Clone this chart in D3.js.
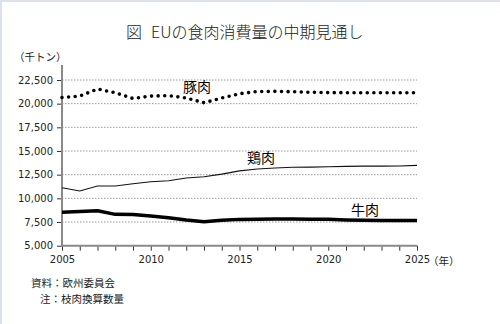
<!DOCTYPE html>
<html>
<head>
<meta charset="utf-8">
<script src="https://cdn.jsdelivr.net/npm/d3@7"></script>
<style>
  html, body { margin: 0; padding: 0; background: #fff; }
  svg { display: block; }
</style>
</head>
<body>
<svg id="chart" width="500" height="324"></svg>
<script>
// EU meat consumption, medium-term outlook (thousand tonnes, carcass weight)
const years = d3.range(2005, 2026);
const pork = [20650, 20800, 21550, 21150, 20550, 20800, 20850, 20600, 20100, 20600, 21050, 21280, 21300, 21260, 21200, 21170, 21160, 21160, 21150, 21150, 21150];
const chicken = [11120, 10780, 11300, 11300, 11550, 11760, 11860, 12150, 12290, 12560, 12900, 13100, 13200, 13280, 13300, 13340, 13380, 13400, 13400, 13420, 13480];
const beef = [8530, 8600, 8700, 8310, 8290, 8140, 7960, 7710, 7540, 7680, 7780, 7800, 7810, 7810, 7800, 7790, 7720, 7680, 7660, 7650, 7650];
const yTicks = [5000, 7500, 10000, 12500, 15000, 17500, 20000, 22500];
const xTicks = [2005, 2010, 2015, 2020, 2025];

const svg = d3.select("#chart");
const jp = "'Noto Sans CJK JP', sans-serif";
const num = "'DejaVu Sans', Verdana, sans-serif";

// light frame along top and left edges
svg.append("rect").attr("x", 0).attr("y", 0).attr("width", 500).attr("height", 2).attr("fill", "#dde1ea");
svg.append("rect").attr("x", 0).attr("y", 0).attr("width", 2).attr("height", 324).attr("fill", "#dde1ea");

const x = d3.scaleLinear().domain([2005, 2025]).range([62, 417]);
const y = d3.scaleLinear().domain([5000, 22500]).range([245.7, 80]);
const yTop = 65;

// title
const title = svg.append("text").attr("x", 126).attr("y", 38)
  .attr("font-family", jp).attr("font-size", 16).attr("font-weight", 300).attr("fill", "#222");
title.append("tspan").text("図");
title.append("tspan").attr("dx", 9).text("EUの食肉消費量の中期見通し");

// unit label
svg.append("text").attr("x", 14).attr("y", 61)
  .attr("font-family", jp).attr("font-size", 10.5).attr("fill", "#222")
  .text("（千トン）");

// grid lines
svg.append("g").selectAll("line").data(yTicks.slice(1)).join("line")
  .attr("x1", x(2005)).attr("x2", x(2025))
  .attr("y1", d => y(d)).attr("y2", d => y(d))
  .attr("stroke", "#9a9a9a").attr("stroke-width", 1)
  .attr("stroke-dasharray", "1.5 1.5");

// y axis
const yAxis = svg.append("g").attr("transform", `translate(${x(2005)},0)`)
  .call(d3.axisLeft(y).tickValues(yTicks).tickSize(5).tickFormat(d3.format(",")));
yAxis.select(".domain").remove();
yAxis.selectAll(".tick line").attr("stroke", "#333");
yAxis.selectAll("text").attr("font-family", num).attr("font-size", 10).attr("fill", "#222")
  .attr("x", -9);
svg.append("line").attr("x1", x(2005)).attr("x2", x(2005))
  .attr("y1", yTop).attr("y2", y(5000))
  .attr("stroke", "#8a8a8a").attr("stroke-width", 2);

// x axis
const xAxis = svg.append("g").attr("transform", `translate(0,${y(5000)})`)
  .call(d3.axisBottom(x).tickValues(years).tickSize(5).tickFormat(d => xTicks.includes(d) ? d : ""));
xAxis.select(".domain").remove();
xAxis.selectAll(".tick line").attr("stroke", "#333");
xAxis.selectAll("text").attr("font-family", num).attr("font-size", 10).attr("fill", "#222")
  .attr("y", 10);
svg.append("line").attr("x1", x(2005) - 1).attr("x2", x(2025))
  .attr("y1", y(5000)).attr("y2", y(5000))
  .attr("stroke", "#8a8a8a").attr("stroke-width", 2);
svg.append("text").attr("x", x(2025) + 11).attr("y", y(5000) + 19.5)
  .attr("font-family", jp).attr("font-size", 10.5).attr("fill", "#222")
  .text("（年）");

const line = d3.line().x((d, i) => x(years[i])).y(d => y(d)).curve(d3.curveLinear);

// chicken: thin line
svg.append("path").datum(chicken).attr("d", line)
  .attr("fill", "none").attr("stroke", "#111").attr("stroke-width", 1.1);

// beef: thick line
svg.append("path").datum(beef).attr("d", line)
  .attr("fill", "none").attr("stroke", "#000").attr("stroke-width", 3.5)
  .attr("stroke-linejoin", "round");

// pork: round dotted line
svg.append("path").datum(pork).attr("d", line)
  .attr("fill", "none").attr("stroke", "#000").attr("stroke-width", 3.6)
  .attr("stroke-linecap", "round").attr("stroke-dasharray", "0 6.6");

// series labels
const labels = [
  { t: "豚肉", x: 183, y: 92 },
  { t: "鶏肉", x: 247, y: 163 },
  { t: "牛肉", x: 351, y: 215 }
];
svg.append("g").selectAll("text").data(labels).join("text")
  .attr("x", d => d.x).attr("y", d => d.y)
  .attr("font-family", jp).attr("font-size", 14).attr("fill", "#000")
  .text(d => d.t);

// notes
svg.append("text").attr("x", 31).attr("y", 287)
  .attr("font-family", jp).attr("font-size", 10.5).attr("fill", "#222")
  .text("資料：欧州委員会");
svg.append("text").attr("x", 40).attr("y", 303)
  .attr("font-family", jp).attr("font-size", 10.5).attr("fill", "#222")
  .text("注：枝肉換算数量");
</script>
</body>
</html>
--------------------------------------------------
[Task requirements]: Set down the complete material exactly, but do not include the images.

[Exercise output]:
Clone this chart in D3.js.
<!DOCTYPE html>
<html>
<head>
<meta charset="utf-8">
<script src="https://cdn.jsdelivr.net/npm/d3@7"></script>
<style>
  html, body { margin: 0; padding: 0; background: #fff; }
  svg { display: block; }
</style>
</head>
<body>
<svg id="chart" width="500" height="324"></svg>
<script>
// EU meat consumption, medium-term outlook (thousand tonnes, carcass weight)
const years = d3.range(2005, 2026);
const pork = [20650, 20800, 21550, 21150, 20550, 20800, 20850, 20600, 20100, 20600, 21050, 21280, 21300, 21260, 21200, 21170, 21160, 21160, 21150, 21150, 21150];
const chicken = [11120, 10780, 11300, 11300, 11550, 11760, 11860, 12150, 12290, 12560, 12900, 13100, 13200, 13280, 13300, 13340, 13380, 13400, 13400, 13420, 13480];
const beef = [8530, 8600, 8700, 8310, 8290, 8140, 7960, 7710, 7540, 7680, 7780, 7800, 7810, 7810, 7800, 7790, 7720, 7680, 7660, 7650, 7650];
const yTicks = [5000, 7500, 10000, 12500, 15000, 17500, 20000, 22500];
const xTicks = [2005, 2010, 2015, 2020, 2025];

const svg = d3.select("#chart");
const jp = "'Noto Sans CJK JP', sans-serif";
const num = "'DejaVu Sans', Verdana, sans-serif";

// light frame along top and left edges
svg.append("rect").attr("x", 0).attr("y", 0).attr("width", 500).attr("height", 2).attr("fill", "#dde1ea");
svg.append("rect").attr("x", 0).attr("y", 0).attr("width", 2).attr("height", 324).attr("fill", "#dde1ea");

const x = d3.scaleLinear().domain([2005, 2025]).range([62, 417]);
const y = d3.scaleLinear().domain([5000, 22500]).range([245.7, 80]);
const yTop = 65;

// title
const title = svg.append("text").attr("x", 126).attr("y", 38)
  .attr("font-family", jp).attr("font-size", 16).attr("font-weight", 300).attr("fill", "#222");
title.append("tspan").text("図");
title.append("tspan").attr("dx", 9).text("EUの食肉消費量の中期見通し");

// unit label
svg.append("text").attr("x", 14).attr("y", 61)
  .attr("font-family", jp).attr("font-size", 10.5).attr("fill", "#222")
  .text("（千トン）");

// grid lines
svg.append("g").selectAll("line").data(yTicks.slice(1)).join("line")
  .attr("x1", x(2005)).attr("x2", x(2025))
  .attr("y1", d => y(d)).attr("y2", d => y(d))
  .attr("stroke", "#9a9a9a").attr("stroke-width", 1)
  .attr("stroke-dasharray", "1.5 1.5");

// y axis
const yAxis = svg.append("g").attr("transform", `translate(${x(2005)},0)`)
  .call(d3.axisLeft(y).tickValues(yTicks).tickSize(5).tickFormat(d3.format(",")));
yAxis.select(".domain").remove();
yAxis.selectAll(".tick line").attr("stroke", "#333");
yAxis.selectAll("text").attr("font-family", num).attr("font-size", 10).attr("fill", "#222")
  .attr("x", -9);
svg.append("line").attr("x1", x(2005)).attr("x2", x(2005))
  .attr("y1", yTop).attr("y2", y(5000))
  .attr("stroke", "#8a8a8a").attr("stroke-width", 2);

// x axis
const xAxis = svg.append("g").attr("transform", `translate(0,${y(5000)})`)
  .call(d3.axisBottom(x).tickValues(years).tickSize(5).tickFormat(d => xTicks.includes(d) ? d : ""));
xAxis.select(".domain").remove();
xAxis.selectAll(".tick line").attr("stroke", "#333");
xAxis.selectAll("text").attr("font-family", num).attr("font-size", 10).attr("fill", "#222")
  .attr("y", 10);
svg.append("line").attr("x1", x(2005) - 1).attr("x2", x(2025))
  .attr("y1", y(5000)).attr("y2", y(5000))
  .attr("stroke", "#8a8a8a").attr("stroke-width", 2);
svg.append("text").attr("x", x(2025) + 11).attr("y", y(5000) + 19.5)
  .attr("font-family", jp).attr("font-size", 10.5).attr("fill", "#222")
  .text("（年）");

const line = d3.line().x((d, i) => x(years[i])).y(d => y(d)).curve(d3.curveLinear);

// chicken: thin line
svg.append("path").datum(chicken).attr("d", line)
  .attr("fill", "none").attr("stroke", "#111").attr("stroke-width", 1.1);

// beef: thick line
svg.append("path").datum(beef).attr("d", line)
  .attr("fill", "none").attr("stroke", "#000").attr("stroke-width", 3.5)
  .attr("stroke-linejoin", "round");

// pork: round dotted line
svg.append("path").datum(pork).attr("d", line)
  .attr("fill", "none").attr("stroke", "#000").attr("stroke-width", 3.6)
  .attr("stroke-linecap", "round").attr("stroke-dasharray", "0 6.6");

// series labels
const labels = [
  { t: "豚肉", x: 183, y: 92 },
  { t: "鶏肉", x: 247, y: 163 },
  { t: "牛肉", x: 351, y: 215 }
];
svg.append("g").selectAll("text").data(labels).join("text")
  .attr("x", d => d.x).attr("y", d => d.y)
  .attr("font-family", jp).attr("font-size", 14).attr("fill", "#000")
  .text(d => d.t);

// notes
svg.append("text").attr("x", 31).attr("y", 287)
  .attr("font-family", jp).attr("font-size", 10.5).attr("fill", "#222")
  .text("資料：欧州委員会");
svg.append("text").attr("x", 40).attr("y", 303)
  .attr("font-family", jp).attr("font-size", 10.5).attr("fill", "#222")
  .text("注：枝肉換算数量");
</script>
</body>
</html>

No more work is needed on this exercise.